From the controversial incident (act of terrorism or blunder by the Algerian army, with the investigation still ongoing), the filmmaker retains only the inexorable outcome. There were eight French monks living in the Algerian mountains of the Atlas, peacefully coexisting with the local inhabitants, who were, of course, Muslim.
In the distance, the terror of the Islamic guerrilla rumbled… which eventually intruded upon the life of the monastery.
The film primarily describes a life of devotion that favors silence and contemplation, communion through singing, working the land, and helping the less fortunate. The narrative is neither Manichean nor proselytizes the moral heroism of a community of men who, to the very end and at the cost of their own lives, defended their ideal of love for humanity.
Xavier Beauvois did not want to recount the conflict, much less provide the key to this tragedy that remains poorly understood.

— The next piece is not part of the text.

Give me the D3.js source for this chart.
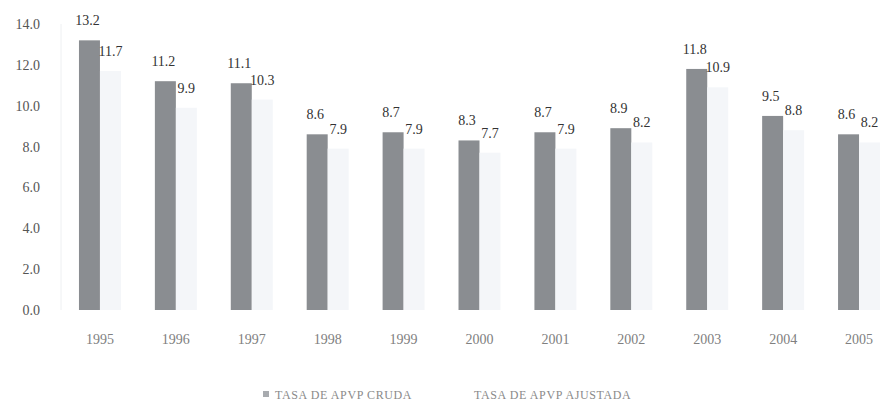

He observed a community of men of faith living, powerless witnesses to the bloody environment but deeply committed to their obligations to the civilian population.
We share their daily life, precise as clockwork, encompassing doubts and life rituals where a very human fear insinuates itself over time, leading to a situation that degenerates irreversibly.
With admirable accuracy of tone, this film, performed by magnificently inspired actors (impeccable Lambert Wilson and Michael Lonsdale), expresses through their characters the doubts, weaknesses, and jolts, but particularly fear as a lucid preparation for martyrdom…
Grand Prix of the Jury at the Cannes Film Festival, the film ‘Of Gods and Men’ shows that cinema can still achieve small miracles: making a simple story with ineffable resonances captivating.
Like the final images of the film, showing the column of monks and their captors walking towards the place of their ordeal and physically disappearing into the white fog. Much like the successive vision of the monks’ grave crosses on the hillside where their monastery stood, reminding us, the living, of their posthumous presence. What could be more symbolic to move us?
A film that will remain in our memories for a long time.